Krulik: Being a futures person for as long as I have been, cutting my teeth with the silver crisis of the early 80’s, I have been fortunate to witness – first hand – the innovations in futures execution and clearing, such as new products, i.e. options on futures which were launched in the early 80’s, to new asset classes, i.e. equity index futures, Eurodollar futures, etc., and new efficiency processes, i.e. eGAINS and eGUS as discussed above. It is clear to me that as needs continue to change, this industry will continue to evolve to meet those needs.
The concept of NYPC began in 2009, predating the Dodd-Frank legislation.
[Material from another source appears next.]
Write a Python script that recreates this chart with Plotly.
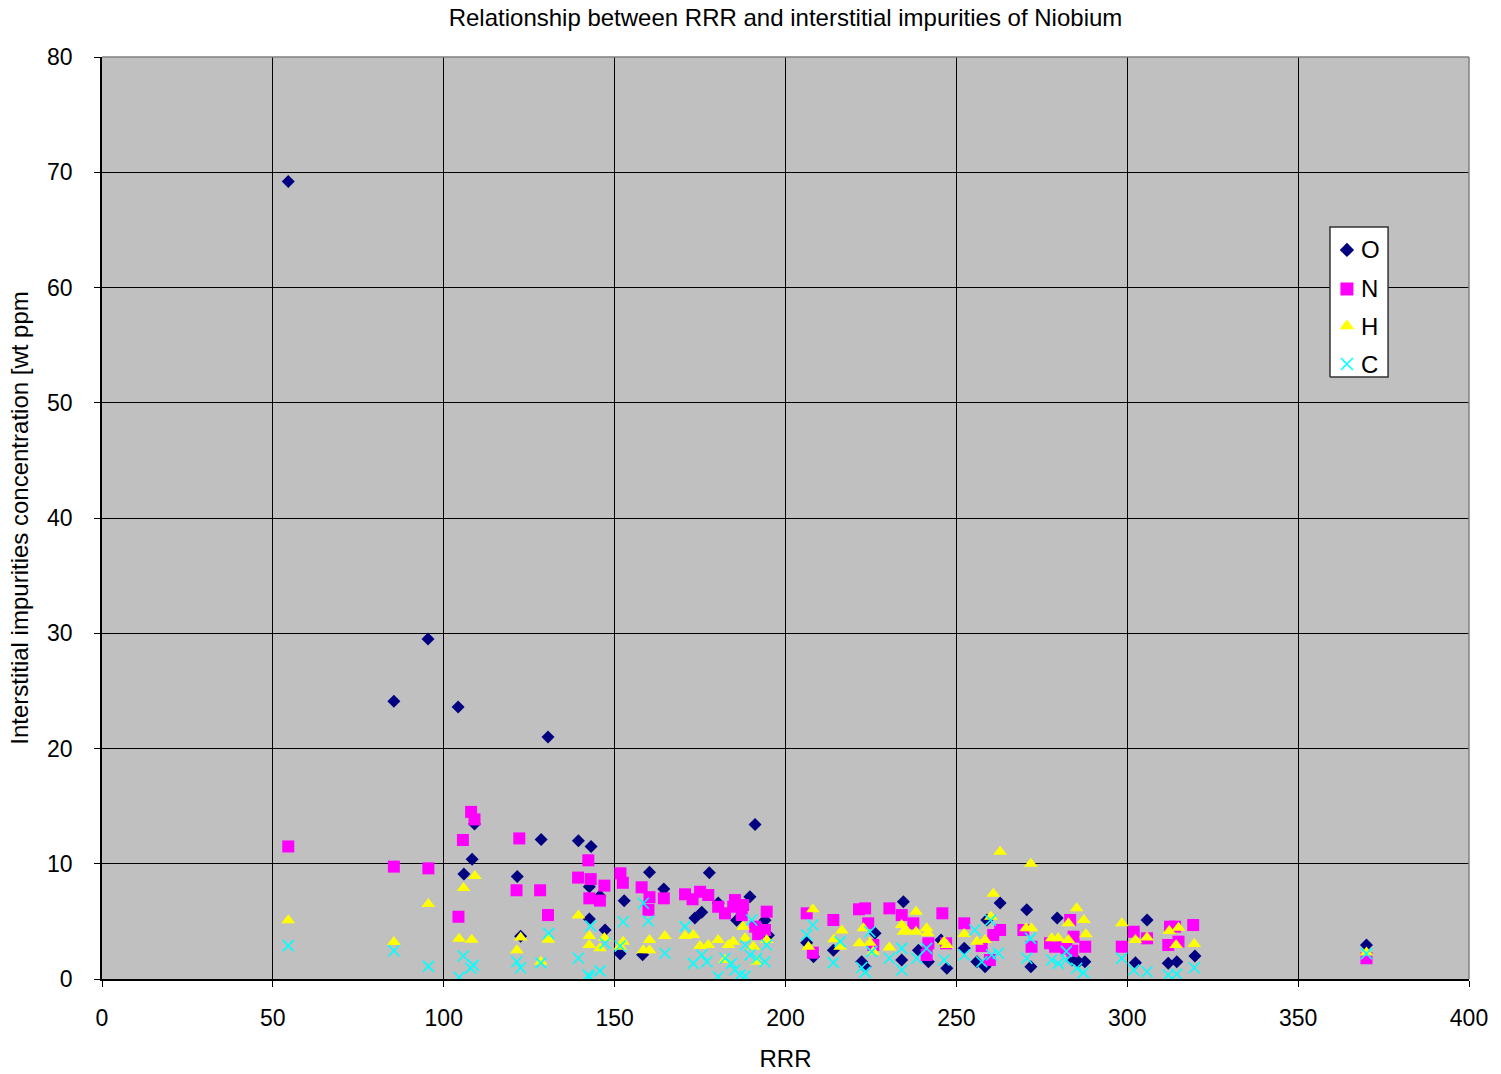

Shortly after the 2008 financial crisis, NYSE Liffe US and DTCC began having many of the same risk management discussions that arose out of the Dodd-Frank legislative process, and those discussions became the seeds that created NYPC. NYPC fits into the ongoing evolution of the futures and derivatives industry with its innovative way of looking at risk. We will continue to add to this evolution as we continue to add products to the “one-pot” process. In particular, we hope to add options on futures by the end of this year.
I hope to continue to be instrumental in this effort by helping to direct NYPC’s efforts to add new products, new processes and be at the forefront of the regulatory changes that impact derivative clearing organizations.